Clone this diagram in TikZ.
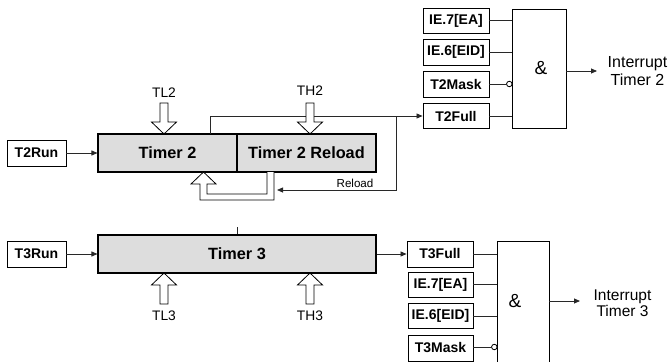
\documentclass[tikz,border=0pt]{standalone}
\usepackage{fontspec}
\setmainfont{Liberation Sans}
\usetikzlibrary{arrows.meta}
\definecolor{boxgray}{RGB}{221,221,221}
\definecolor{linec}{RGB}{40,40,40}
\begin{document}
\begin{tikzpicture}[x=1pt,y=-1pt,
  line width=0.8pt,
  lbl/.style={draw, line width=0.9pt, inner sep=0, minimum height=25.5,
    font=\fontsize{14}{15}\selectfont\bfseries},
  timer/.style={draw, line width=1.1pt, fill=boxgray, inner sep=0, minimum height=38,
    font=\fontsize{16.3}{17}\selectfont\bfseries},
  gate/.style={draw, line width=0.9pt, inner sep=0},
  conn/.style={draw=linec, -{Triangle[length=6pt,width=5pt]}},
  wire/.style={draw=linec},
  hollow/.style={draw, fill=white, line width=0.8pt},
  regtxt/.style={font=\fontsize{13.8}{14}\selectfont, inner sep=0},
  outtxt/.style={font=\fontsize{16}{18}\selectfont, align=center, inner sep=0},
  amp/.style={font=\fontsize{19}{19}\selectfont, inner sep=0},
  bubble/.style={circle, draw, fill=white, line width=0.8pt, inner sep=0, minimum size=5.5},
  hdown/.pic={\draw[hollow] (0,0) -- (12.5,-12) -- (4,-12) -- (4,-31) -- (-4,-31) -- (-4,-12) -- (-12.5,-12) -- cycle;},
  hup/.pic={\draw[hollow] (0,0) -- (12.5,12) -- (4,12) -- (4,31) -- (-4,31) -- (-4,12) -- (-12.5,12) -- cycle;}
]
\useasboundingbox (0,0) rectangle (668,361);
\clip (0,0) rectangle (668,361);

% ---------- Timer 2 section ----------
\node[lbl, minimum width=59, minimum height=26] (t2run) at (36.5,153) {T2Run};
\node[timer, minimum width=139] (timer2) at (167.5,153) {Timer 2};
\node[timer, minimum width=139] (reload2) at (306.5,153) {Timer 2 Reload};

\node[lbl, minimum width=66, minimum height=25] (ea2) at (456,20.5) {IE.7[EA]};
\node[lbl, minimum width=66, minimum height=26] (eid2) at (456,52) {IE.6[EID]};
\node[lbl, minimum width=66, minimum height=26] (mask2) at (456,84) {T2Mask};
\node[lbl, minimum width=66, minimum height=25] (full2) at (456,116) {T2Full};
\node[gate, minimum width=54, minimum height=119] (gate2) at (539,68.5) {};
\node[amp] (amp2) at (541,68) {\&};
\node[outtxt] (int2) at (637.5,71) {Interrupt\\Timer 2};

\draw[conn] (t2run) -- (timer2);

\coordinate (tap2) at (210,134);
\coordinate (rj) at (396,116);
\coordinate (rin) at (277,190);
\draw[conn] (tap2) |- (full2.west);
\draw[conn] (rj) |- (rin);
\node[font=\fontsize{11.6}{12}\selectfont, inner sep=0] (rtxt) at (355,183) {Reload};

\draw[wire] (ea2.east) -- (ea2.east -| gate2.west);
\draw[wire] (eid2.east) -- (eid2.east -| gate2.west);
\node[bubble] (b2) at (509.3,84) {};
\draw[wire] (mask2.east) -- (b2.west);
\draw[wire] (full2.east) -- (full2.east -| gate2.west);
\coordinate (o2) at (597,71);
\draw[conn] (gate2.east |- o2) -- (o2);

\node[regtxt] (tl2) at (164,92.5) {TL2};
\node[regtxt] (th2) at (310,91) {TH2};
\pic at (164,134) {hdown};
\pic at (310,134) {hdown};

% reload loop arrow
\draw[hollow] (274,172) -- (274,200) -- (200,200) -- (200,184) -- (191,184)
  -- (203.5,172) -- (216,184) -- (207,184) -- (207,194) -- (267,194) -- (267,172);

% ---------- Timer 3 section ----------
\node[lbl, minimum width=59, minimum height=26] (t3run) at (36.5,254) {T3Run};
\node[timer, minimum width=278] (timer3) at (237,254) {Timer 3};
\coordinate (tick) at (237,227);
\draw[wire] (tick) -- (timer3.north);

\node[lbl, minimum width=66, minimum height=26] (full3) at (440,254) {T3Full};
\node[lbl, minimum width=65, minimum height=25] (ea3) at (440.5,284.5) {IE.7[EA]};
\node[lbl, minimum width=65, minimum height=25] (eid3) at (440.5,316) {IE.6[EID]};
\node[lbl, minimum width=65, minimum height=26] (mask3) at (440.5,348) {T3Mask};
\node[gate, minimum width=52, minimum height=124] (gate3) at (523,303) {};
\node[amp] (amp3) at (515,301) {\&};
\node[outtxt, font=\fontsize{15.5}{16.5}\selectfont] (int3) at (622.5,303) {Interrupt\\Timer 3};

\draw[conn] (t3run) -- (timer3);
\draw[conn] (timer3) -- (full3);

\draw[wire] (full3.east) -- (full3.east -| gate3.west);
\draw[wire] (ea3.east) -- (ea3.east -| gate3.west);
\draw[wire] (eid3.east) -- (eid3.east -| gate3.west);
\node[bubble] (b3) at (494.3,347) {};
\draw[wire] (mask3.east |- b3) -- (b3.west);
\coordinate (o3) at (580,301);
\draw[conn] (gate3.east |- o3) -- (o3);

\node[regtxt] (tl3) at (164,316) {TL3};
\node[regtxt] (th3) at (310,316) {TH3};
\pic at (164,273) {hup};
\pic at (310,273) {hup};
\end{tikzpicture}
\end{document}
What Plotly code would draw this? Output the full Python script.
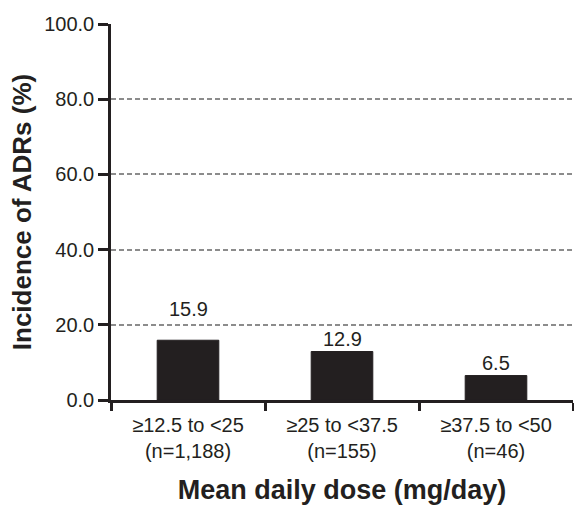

THE REQUEST: Write out the listing above again, exactly, but with no pictures in the copy.

THE COMPLETED TASK:
Clone this diagram in TikZ.
\documentclass[tikz,border=0pt]{standalone}
\usepackage{fontspec}
\setmainfont{Liberation Sans}
\usetikzlibrary{arrows.meta}
\definecolor{boxgray}{RGB}{221,221,221}
\definecolor{linec}{RGB}{40,40,40}
\begin{document}
\begin{tikzpicture}[x=1pt,y=-1pt,
  line width=0.8pt,
  lbl/.style={draw, line width=0.9pt, inner sep=0, minimum height=25.5,
    font=\fontsize{14}{15}\selectfont\bfseries},
  timer/.style={draw, line width=1.1pt, fill=boxgray, inner sep=0, minimum height=38,
    font=\fontsize{16.3}{17}\selectfont\bfseries},
  gate/.style={draw, line width=0.9pt, inner sep=0},
  conn/.style={draw=linec, -{Triangle[length=6pt,width=5pt]}},
  wire/.style={draw=linec},
  hollow/.style={draw, fill=white, line width=0.8pt},
  regtxt/.style={font=\fontsize{13.8}{14}\selectfont, inner sep=0},
  outtxt/.style={font=\fontsize{16}{18}\selectfont, align=center, inner sep=0},
  amp/.style={font=\fontsize{19}{19}\selectfont, inner sep=0},
  bubble/.style={circle, draw, fill=white, line width=0.8pt, inner sep=0, minimum size=5.5},
  hdown/.pic={\draw[hollow] (0,0) -- (12.5,-12) -- (4,-12) -- (4,-31) -- (-4,-31) -- (-4,-12) -- (-12.5,-12) -- cycle;},
  hup/.pic={\draw[hollow] (0,0) -- (12.5,12) -- (4,12) -- (4,31) -- (-4,31) -- (-4,12) -- (-12.5,12) -- cycle;}
]
\useasboundingbox (0,0) rectangle (668,361);
\clip (0,0) rectangle (668,361);

% ---------- Timer 2 section ----------
\node[lbl, minimum width=59, minimum height=26] (t2run) at (36.5,153) {T2Run};
\node[timer, minimum width=139] (timer2) at (167.5,153) {Timer 2};
\node[timer, minimum width=139] (reload2) at (306.5,153) {Timer 2 Reload};

\node[lbl, minimum width=66, minimum height=25] (ea2) at (456,20.5) {IE.7[EA]};
\node[lbl, minimum width=66, minimum height=26] (eid2) at (456,52) {IE.6[EID]};
\node[lbl, minimum width=66, minimum height=26] (mask2) at (456,84) {T2Mask};
\node[lbl, minimum width=66, minimum height=25] (full2) at (456,116) {T2Full};
\node[gate, minimum width=54, minimum height=119] (gate2) at (539,68.5) {};
\node[amp] (amp2) at (541,68) {\&};
\node[outtxt] (int2) at (637.5,71) {Interrupt\\Timer 2};

\draw[conn] (t2run) -- (timer2);

\coordinate (tap2) at (210,134);
\coordinate (rj) at (396,116);
\coordinate (rin) at (277,190);
\draw[conn] (tap2) |- (full2.west);
\draw[conn] (rj) |- (rin);
\node[font=\fontsize{11.6}{12}\selectfont, inner sep=0] (rtxt) at (355,183) {Reload};

\draw[wire] (ea2.east) -- (ea2.east -| gate2.west);
\draw[wire] (eid2.east) -- (eid2.east -| gate2.west);
\node[bubble] (b2) at (509.3,84) {};
\draw[wire] (mask2.east) -- (b2.west);
\draw[wire] (full2.east) -- (full2.east -| gate2.west);
\coordinate (o2) at (597,71);
\draw[conn] (gate2.east |- o2) -- (o2);

\node[regtxt] (tl2) at (164,92.5) {TL2};
\node[regtxt] (th2) at (310,91) {TH2};
\pic at (164,134) {hdown};
\pic at (310,134) {hdown};

% reload loop arrow
\draw[hollow] (274,172) -- (274,200) -- (200,200) -- (200,184) -- (191,184)
  -- (203.5,172) -- (216,184) -- (207,184) -- (207,194) -- (267,194) -- (267,172);

% ---------- Timer 3 section ----------
\node[lbl, minimum width=59, minimum height=26] (t3run) at (36.5,254) {T3Run};
\node[timer, minimum width=278] (timer3) at (237,254) {Timer 3};
\coordinate (tick) at (237,227);
\draw[wire] (tick) -- (timer3.north);

\node[lbl, minimum width=66, minimum height=26] (full3) at (440,254) {T3Full};
\node[lbl, minimum width=65, minimum height=25] (ea3) at (440.5,284.5) {IE.7[EA]};
\node[lbl, minimum width=65, minimum height=25] (eid3) at (440.5,316) {IE.6[EID]};
\node[lbl, minimum width=65, minimum height=26] (mask3) at (440.5,348) {T3Mask};
\node[gate, minimum width=52, minimum height=124] (gate3) at (523,303) {};
\node[amp] (amp3) at (515,301) {\&};
\node[outtxt, font=\fontsize{15.5}{16.5}\selectfont] (int3) at (622.5,303) {Interrupt\\Timer 3};

\draw[conn] (t3run) -- (timer3);
\draw[conn] (timer3) -- (full3);

\draw[wire] (full3.east) -- (full3.east -| gate3.west);
\draw[wire] (ea3.east) -- (ea3.east -| gate3.west);
\draw[wire] (eid3.east) -- (eid3.east -| gate3.west);
\node[bubble] (b3) at (494.3,347) {};
\draw[wire] (mask3.east |- b3) -- (b3.west);
\coordinate (o3) at (580,301);
\draw[conn] (gate3.east |- o3) -- (o3);

\node[regtxt] (tl3) at (164,316) {TL3};
\node[regtxt] (th3) at (310,316) {TH3};
\pic at (164,273) {hup};
\pic at (310,273) {hup};
\end{tikzpicture}
\end{document}
What Plotly code would draw this? Output the full Python script.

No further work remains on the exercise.